While the band's over the top live show and song writing may have seemed out of place in Washington, D.C., a city best known for power suits and politics, The Dance Party fit right in with the drugs, sex, and rock and roll of the Sunset Strip. "In Hollywood, we found a lifestyle that matched the music we wanted to make," says the band's lead singer Mick Coogan, "We found muses in the beautiful California girls and inspiration in the excess. Our record is a natural expression of how we live and we're proud of it." The band's series of sold-out shows at Crazy Girls gained instant notoriety, quickly becoming one of the most insane parties in Hollywood. Where else could a rock band built for shirtless, sexual, and cocksure strutting find a home?
While working on "Touch," the band found themselves trading riffs with Justin Hawkins of The Darkness, jamming with David Paich of Toto, and tightening hooks with Matt Squire of 3OH!3 fame. Says Mick; "Sitting down with demigods Justin Hawkins and hearing him rip solos and trading key licks with David Paich opened our eyes as to where we could take our pop music."The Dance Party recorded the album at a variety of studios in Los Angeles, including Swinghouse Studios, Mad Dog Studios and the legendary Sunset Sound Factory in Hollywood. Seasoned rock veterans Scott Shriner of Weezer and John Button of John Mayer-fame shared their talents on bass as Warren Huart (The Fray, Kris Allen), Julian Bunetta (Leona Lewis, Jessie James), and Luke Walker (Christian TV, Sugar Ray, Filter) carefully crafted the band’s sound.

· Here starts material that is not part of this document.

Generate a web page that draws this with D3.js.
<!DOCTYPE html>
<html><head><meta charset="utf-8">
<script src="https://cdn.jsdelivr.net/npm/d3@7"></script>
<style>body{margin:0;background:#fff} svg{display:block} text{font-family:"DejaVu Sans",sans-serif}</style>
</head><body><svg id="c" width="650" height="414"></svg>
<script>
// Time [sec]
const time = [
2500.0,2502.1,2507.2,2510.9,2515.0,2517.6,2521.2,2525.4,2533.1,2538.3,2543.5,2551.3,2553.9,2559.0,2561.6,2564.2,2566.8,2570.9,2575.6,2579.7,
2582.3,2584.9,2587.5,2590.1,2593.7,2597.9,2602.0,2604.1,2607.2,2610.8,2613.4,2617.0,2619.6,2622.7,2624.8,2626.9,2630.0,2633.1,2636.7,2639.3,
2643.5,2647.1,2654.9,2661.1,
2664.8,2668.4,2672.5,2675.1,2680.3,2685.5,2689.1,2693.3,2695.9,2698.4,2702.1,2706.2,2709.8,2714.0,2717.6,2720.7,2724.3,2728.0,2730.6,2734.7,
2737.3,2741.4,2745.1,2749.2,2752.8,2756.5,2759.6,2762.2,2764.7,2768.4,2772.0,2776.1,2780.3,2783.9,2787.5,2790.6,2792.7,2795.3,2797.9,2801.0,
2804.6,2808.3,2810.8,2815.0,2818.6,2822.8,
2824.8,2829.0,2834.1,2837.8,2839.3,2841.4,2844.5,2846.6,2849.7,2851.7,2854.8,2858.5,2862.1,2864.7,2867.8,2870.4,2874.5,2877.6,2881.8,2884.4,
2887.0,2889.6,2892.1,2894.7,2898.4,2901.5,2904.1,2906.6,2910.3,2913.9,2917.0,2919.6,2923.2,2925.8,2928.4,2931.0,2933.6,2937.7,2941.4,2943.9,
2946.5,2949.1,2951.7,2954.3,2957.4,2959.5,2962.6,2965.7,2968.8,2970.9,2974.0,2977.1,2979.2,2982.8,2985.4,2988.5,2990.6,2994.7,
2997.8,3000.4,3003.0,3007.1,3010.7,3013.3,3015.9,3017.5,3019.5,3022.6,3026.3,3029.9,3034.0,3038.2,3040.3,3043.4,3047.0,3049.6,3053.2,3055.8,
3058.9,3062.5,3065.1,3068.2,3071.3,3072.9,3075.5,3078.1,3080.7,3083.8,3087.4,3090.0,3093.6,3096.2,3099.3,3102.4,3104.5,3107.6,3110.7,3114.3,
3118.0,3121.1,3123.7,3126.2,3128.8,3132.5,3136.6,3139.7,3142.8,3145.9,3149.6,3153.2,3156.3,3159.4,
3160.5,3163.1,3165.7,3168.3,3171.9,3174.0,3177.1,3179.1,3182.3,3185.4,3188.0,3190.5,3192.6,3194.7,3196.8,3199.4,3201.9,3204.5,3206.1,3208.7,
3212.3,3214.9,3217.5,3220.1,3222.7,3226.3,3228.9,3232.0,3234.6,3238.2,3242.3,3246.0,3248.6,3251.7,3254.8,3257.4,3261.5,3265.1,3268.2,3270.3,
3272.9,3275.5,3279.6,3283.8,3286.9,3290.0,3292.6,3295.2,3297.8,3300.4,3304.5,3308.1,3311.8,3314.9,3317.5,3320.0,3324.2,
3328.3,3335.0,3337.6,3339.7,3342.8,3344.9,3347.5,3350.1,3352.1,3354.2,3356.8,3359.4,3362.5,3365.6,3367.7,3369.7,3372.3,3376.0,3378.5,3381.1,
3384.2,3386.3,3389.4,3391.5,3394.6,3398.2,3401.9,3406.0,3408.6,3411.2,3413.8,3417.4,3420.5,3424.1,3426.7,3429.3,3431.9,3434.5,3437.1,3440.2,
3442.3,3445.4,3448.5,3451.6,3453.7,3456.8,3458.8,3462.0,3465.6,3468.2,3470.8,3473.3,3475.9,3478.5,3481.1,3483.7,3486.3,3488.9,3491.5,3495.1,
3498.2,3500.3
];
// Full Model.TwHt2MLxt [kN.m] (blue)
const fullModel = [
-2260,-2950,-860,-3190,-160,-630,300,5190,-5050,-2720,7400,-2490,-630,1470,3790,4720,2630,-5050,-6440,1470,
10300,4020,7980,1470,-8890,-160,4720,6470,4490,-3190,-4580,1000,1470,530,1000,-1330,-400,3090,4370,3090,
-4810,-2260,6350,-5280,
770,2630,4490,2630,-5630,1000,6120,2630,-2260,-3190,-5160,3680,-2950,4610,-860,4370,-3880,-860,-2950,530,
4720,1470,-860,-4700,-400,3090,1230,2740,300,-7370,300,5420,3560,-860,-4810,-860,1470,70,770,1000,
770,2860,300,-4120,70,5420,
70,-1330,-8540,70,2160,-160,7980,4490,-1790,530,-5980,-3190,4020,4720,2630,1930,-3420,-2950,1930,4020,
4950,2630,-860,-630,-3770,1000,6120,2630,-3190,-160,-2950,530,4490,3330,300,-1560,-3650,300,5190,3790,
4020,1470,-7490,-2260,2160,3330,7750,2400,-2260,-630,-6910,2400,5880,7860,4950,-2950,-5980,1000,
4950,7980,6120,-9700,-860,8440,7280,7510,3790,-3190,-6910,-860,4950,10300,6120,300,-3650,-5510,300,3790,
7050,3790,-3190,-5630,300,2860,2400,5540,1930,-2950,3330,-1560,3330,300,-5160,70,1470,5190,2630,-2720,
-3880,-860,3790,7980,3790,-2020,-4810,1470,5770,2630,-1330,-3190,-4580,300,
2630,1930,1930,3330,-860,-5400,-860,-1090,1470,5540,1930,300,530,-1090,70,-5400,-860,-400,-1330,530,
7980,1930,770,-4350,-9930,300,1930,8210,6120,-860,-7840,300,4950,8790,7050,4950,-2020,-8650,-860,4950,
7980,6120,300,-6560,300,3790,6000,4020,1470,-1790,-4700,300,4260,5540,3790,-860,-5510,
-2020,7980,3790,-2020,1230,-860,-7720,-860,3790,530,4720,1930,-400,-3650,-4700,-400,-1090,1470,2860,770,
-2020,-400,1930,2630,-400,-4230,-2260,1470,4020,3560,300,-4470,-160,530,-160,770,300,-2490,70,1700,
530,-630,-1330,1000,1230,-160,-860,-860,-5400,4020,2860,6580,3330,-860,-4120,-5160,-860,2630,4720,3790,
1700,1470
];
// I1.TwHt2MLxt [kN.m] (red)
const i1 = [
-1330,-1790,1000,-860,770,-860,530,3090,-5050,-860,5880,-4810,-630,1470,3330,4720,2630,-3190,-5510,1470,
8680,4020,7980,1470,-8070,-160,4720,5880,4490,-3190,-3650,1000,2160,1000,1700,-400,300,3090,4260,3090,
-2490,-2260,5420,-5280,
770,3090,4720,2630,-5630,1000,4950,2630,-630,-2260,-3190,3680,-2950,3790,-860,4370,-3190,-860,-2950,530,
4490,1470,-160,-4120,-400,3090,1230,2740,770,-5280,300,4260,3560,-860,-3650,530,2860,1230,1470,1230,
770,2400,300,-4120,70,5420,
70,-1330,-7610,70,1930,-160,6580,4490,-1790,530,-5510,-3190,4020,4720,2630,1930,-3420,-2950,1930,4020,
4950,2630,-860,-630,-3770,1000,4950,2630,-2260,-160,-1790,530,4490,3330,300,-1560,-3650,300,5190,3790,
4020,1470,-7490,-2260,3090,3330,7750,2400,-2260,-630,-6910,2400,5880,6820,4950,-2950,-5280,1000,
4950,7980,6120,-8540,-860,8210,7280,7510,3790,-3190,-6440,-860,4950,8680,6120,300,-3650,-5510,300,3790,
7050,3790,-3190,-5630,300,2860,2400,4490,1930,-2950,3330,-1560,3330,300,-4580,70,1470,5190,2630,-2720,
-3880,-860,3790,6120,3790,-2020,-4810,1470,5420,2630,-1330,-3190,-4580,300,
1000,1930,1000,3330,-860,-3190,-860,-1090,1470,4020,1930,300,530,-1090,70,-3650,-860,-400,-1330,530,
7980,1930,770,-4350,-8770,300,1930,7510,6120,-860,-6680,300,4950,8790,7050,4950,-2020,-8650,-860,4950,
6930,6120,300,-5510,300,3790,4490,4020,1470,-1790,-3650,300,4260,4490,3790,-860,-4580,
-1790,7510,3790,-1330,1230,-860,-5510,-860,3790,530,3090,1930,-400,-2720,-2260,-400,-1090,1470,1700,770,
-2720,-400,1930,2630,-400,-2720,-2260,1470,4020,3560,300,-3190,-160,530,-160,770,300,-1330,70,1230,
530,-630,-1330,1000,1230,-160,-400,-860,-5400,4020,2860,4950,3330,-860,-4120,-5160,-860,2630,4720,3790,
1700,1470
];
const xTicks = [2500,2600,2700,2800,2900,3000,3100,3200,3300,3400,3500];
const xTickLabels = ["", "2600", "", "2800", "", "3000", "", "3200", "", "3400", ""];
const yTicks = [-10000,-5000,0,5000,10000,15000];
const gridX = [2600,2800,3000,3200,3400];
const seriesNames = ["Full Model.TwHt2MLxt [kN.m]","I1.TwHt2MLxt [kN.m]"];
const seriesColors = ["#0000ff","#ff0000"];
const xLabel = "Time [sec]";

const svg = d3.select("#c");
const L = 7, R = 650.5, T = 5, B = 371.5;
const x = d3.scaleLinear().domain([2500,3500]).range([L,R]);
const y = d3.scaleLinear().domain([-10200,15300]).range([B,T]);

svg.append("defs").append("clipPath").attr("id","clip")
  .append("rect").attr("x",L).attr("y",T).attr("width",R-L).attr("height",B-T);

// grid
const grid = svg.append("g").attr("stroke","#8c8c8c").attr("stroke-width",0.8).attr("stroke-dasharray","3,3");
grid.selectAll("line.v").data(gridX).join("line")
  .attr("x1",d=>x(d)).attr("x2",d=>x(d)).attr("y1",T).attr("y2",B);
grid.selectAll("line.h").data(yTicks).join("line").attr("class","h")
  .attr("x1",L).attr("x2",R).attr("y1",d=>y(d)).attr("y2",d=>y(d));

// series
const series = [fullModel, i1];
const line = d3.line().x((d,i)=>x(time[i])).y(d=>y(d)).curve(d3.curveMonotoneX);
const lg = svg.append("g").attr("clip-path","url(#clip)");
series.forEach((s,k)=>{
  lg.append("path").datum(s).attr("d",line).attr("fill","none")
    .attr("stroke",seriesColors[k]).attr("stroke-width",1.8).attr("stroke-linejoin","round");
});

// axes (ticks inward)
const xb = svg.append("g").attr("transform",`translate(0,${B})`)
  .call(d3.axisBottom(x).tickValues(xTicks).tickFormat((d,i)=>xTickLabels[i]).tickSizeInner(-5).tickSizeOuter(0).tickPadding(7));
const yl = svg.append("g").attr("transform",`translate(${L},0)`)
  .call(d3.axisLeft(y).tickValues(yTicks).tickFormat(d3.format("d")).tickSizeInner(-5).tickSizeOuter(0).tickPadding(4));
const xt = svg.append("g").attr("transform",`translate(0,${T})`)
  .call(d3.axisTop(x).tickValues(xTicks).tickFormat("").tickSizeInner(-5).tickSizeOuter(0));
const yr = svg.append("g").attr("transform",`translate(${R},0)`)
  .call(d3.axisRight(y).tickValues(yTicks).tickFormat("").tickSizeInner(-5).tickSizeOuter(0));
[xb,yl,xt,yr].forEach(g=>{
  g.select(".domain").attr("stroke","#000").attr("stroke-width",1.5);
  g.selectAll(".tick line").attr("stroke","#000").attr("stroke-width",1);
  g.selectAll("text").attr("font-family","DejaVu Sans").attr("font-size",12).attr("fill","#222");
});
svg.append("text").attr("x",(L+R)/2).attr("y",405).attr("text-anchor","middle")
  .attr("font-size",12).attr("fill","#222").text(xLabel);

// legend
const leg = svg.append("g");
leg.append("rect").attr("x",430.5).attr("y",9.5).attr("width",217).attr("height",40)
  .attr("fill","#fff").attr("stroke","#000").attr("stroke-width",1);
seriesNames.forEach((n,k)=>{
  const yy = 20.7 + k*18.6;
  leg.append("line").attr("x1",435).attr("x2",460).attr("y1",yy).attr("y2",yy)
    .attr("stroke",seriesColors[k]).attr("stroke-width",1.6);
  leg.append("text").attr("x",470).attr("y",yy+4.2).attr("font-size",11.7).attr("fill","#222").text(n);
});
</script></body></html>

“Touch" is the soundtrack of lusty East Coast boys set loose on the landscape of L.A. Their songs exhibit musical freedom with a refusal to follow the conventional patterns of pop music. Coogan echoes; "I think our songs rely on tough guitar parts, combined with big melodies layered on top of unique synth tones. I love singing home run choruses, but I also love channeling R&B and singing falsetto. We all grew up loving every slick rock band--from Def Leppard to the Smashing Pumpkins to Phoenix--but we all love Michael Jackson and Prince just as much. I think it's reflected in our songs." The Dance Party is bringing reckless swagger back to rock and roll, ushering in this renaissance with raging guitar solos, giant arena filling choruses, and fearless lyricism.
On the lead single "Sasha Don't Sleep," frontman Mick Coogan alternates between a wailing growl and a Prince-y falsetto whisper to convey lyrics ranging from casual sex to Armageddon-level revelry. Guitarist Kevin Bayly draws from '80s arena-rock riffage and brings his own touch to searing guitar solos and cocky leads throughout the album. On the band's second single, "Pretty Girl," the rhythm section is locked together by bassist Dave Keuhl and drummer Jon Jester, who viciously digs grooves and revisits huge drum fills ranging from Josh Freese to John Bonham.
As everything about The Dance Party suggests, “Touch” is a record that encourages excess and living for the moment. The Dance Party rock without irony. They want to melt your face. They want to have sex with you. They want to headline the first Rock & Roll Festival on the Moon. They want to rule the world.